I don’t recall where all the buttons came from. The bowling pins were my maternal grandfather’s (Ralph Ward), the red half moons from a dress my mother wore as a girl, the five green ones from a coat of hers. Once people knew I liked buttons, they started giving me theirs, saved from the time when recycling was “making do” and not “cool.” I have a whole jar of my former mother-in-law”s family’s buttons in the attic. I bought a bunch from junk shops until they started getting called “antique stores.” Some of them are fragile, now, the celluloid cracking, the crackled glass crumbling. Some I used, as the original owners intended, in new clothes. Not just old buttons, either. I have also used old table linens, handkerchiefs, laces, and ribbons.
When I married my husband I wore most of an old shirtwaist. I say “most” because I had to replace sections with new lace and fabric. I used entredeux, which are basically small strips of fabric with holes, to join old to new. I like the idea of holes to join – like jumping gaps in history.

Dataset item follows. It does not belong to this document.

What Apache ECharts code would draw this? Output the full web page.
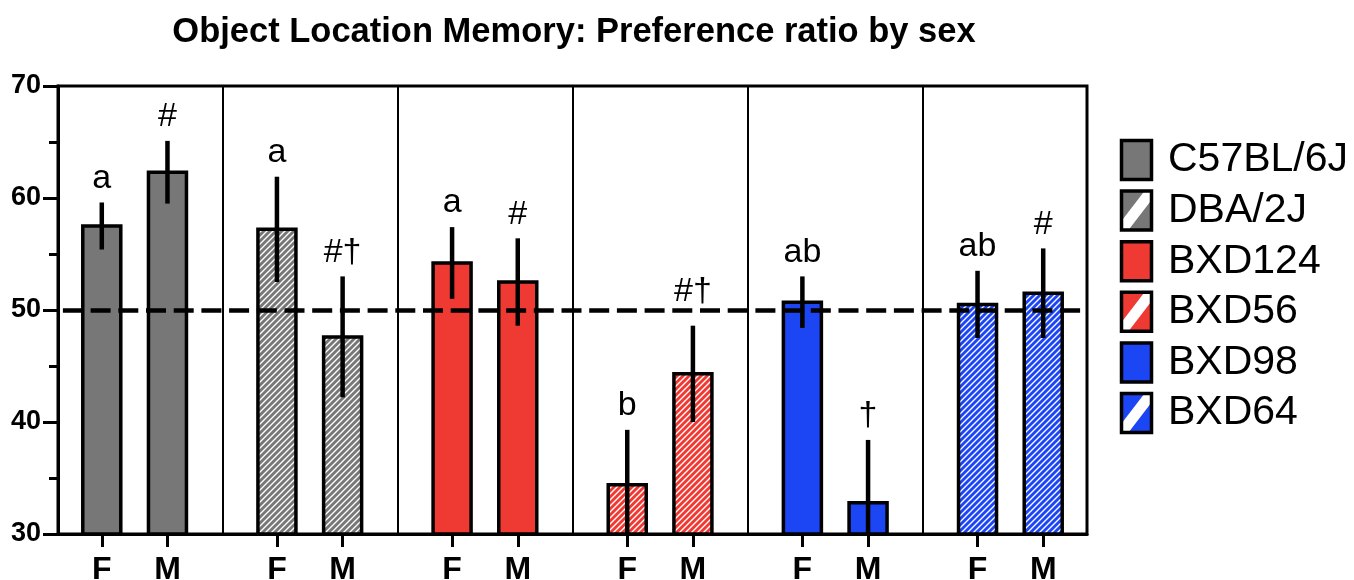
<!DOCTYPE html>
<html>
<head>
<meta charset="utf-8">
<script src="https://cdn.jsdelivr.net/npm/echarts@6/dist/echarts.min.js"></script>
<style>
  html, body { margin: 0; padding: 0; background: #fff; }
  #chart { width: 1354px; height: 580px; }
</style>
</head>
<body>
<div id="chart"></div>
<script>
// Strains and sexes
const strains = ['C57BL/6J', 'DBA/2J', 'BXD124', 'BXD56', 'BXD98', 'BXD64'];
const sexes = ['F', 'M'];

// Preference ratio (%) mean and SEM per strain
const femaleMean = [57.5, 57.2, 54.2, 34.4, 50.7, 50.5];
const femaleSem  = [2.1, 4.7, 3.2, 4.9, 2.3, 3.0];
const maleMean   = [62.3, 47.6, 52.5, 44.3, 32.8, 51.5];
const maleSem    = [2.8, 5.4, 3.9, 4.3, 5.6, 4.0];

// Significance marks above each bar
const femaleMarks = ['a', 'a', 'a', 'b', 'ab', 'ab'];
const maleMarks   = ['#', '#†', '#', '#†', '†', '#'];

// Chance level and y ticks
const chanceLevel = 50;
const yTicks = [30, 40, 50, 60, 70];

// ---- styling ----
const FONT = '"Liberation Sans", Arial, Helvetica, sans-serif';
const strainColor = ['#777777', '#777777', '#ee3a33', '#ee3a33', '#1c45f3', '#1c45f3'];
const strainHatched = [false, true, false, true, false, true];

// Position of F and M bars inside each strain slot (slot width = 1)
const sexOffset = [0.25, 0.625];
const slotEnd = 0.875;
const xMax = strains.length - 1 + slotEnd;

function hatchPattern(color) {
  const s = 6;
  const c = document.createElement('canvas');
  c.width = s; c.height = s;
  const ctx = c.getContext('2d');
  ctx.fillStyle = color;
  ctx.fillRect(0, 0, s, s);
  ctx.strokeStyle = '#ffffff';
  ctx.lineWidth = 1.35;
  ctx.beginPath();
  ctx.moveTo(0, s); ctx.lineTo(s, 0);
  ctx.moveTo(-1, 1); ctx.lineTo(1, -1);
  ctx.moveTo(s - 1, s + 1); ctx.lineTo(s + 1, s - 1);
  ctx.stroke();
  return { image: c, repeat: 'repeat' };
}
const strainFill = strains.map((_, i) =>
  strainHatched[i] ? hatchPattern(strainColor[i]) : strainColor[i]);

// Bar records: [x, mean, sem, strainIndex, sexIndex]
const means = [femaleMean, maleMean];
const sems = [femaleSem, maleSem];
const marks = [femaleMarks, maleMarks];
const barData = [];
strains.forEach((_, s) => {
  sexes.forEach((__, k) => {
    barData.push([s + sexOffset[k], means[k][s], sems[k][s], s, k]);
  });
});
const tickPositions = barData.map(d => d[0]);
const sexAt = v => (v - Math.floor(v) < 0.5 ? sexes[0] : sexes[1]);
// divider between strain groups: halfway from one M bar to the next F bar
const dividerAt = i => i + (sexOffset[1] + 1 + sexOffset[0]) / 2;

const yMin = yTicks[0], yMax = yTicks[yTicks.length - 1];
const BAR_W = 38;

function renderBar(params, api) {
  const x = api.value(0), mean = api.value(1), sem = api.value(2);
  const s = api.value(3), k = api.value(4);
  const base = api.coord([x, yMin]);
  const top = api.coord([x, mean]);
  const hi = api.coord([x, mean + sem]);
  const lo = api.coord([x, Math.max(mean - sem, yMin)]);
  const refY = api.coord([x, chanceLevel])[1];

  // place mark above the error bar, lifting it over the chance line if they collide
  let labelBottom = hi[1] - 7;
  const labelH = 26;
  if (hi[1] > refY && labelBottom - labelH < refY + 4) labelBottom = refY - 1;

  return {
    type: 'group',
    children: [
      {
        type: 'rect',
        shape: { x: top[0] - BAR_W / 2, y: top[1], width: BAR_W, height: base[1] - top[1] },
        style: { fill: strainFill[s], stroke: '#000', lineWidth: 3.5 }
      },
      {
        type: 'line',
        z2: 10,
        shape: { x1: top[0], y1: hi[1], x2: top[0], y2: lo[1] },
        style: { stroke: '#000', lineWidth: 4.5 }
      },
      {
        type: 'text',
        style: {
          text: marks[k][s], x: top[0], y: labelBottom,
          align: 'center', verticalAlign: 'bottom',
          fontSize: 34, fontFamily: FONT, fill: '#000'
        }
      }
    ]
  };
}

// Legend built from the strain list
const legendGraphics = [];
const LG_X = 1121.5, LG_W = 30, LG_H = 39, LG_TOP = 140.5, LG_STEP = 50.6;
strains.forEach((name, i) => {
  const x0 = LG_X, y0 = LG_TOP + i * LG_STEP;
  const x1 = x0 + LG_W, y1 = y0 + LG_H;
  const children = [
    { type: 'rect', shape: { x: x0, y: y0, width: LG_W, height: LG_H },
      style: { fill: strainColor[i] } }
  ];
  if (strainHatched[i]) {
    const d1 = 9, d2 = 7;
    children.push({
      type: 'polygon',
      shape: { points: [[x0, y1 - d1], [x1 - d2, y0], [x1, y0], [x1, y0 + d1], [x0 + d2, y1], [x0, y1]] },
      style: { fill: '#fff' }
    });
  }
  children.push({ type: 'rect', shape: { x: x0, y: y0, width: LG_W, height: LG_H },
    style: { fill: 'none', stroke: '#000', lineWidth: 3.5 } });
  children.push({ type: 'text', style: {
    text: name, x: 1168, y: y0 + LG_H / 2, align: 'left', verticalAlign: 'middle',
    fontSize: 41, fontFamily: FONT, fill: '#000' } });
  legendGraphics.push({ type: 'group', children });
});

const chart = echarts.init(document.getElementById('chart'));
chart.setOption({
  animation: false,
  backgroundColor: '#fff',
  graphic: [
    { type: 'text', style: {
      text: 'Object Location Memory: Preference ratio by sex',
      x: 574, y: 32, align: 'center', verticalAlign: 'middle',
      fontSize: 34.5, fontWeight: 'bold', fontFamily: FONT, fill: '#000' } },
    ...legendGraphics
  ],
  grid: {
    left: 58, right: 267, top: 86, bottom: 46,
    containLabel: false, outerBoundsMode: 'none',
    show: true, borderColor: '#000', borderWidth: 3, backgroundColor: 'transparent'
  },
  xAxis: {
    type: 'value', min: 0, max: xMax,
    axisLine: { show: true, lineStyle: { color: '#000', width: 3 } },
    axisTick: { show: true, customValues: tickPositions, length: 13, lineStyle: { color: '#000', width: 3 } },
    axisLabel: { show: true, customValues: tickPositions, formatter: v => sexAt(v),
      fontSize: 32, fontWeight: 'bold', fontFamily: FONT, color: '#000', margin: 20 },
    splitLine: { show: false }
  },
  yAxis: {
    type: 'value', min: yMin, max: yMax, interval: 10,
    axisLine: { show: true, lineStyle: { color: '#000', width: 3 } },
    axisTick: { show: true, length: 15, lineStyle: { color: '#000', width: 3 } },
    minorTick: { show: true, splitNumber: 2, length: 9, lineStyle: { color: '#000', width: 3 } },
    axisLabel: { fontSize: 27, fontWeight: 'bold', fontFamily: FONT, color: '#000', margin: 17 },
    splitLine: { show: false },
    minorSplitLine: { show: false }
  },
  series: [
    {
      type: 'custom',
      renderItem: renderBar,
      data: barData,
      encode: { x: 0, y: 1 },
      z: 2
    },
    {
      type: 'line',
      data: [],
      z: 3,
      silent: true,
      markLine: {
        silent: true,
        symbol: 'none',
        label: { show: false },
        data: strains.slice(1).map((_, i) => ({
          xAxis: dividerAt(i),
          lineStyle: { color: '#000', width: 2, type: 'solid' }
        }))
      }
    },
    {
      type: 'line',
      data: [],
      z: 4,
      silent: true,
      markLine: {
        silent: true,
        symbol: 'none',
        label: { show: false },
        data: [{ yAxis: chanceLevel,
          lineStyle: { color: '#000', width: 4.5, type: [20, 7.7], dashOffset: 22.8 } }]
      }
    }
  ]
});
</script>
</body>
</html>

I keep the better buttons (onxy, carved glass, some metal and mother of pearl) in an indigo blue Depression glass bowl. Once, Aislinn made a stepping stone and I gave her some of my collected buttons, an Avon mouse pin my mother once gave me and some other things to press in the concrete. She left it behind with her childhood. It sits on my bookcase along with a clay sculpture Kieli made in Middle School – Dr. Suess trees and a flattened cat that looks like Card VI on the Rorschach.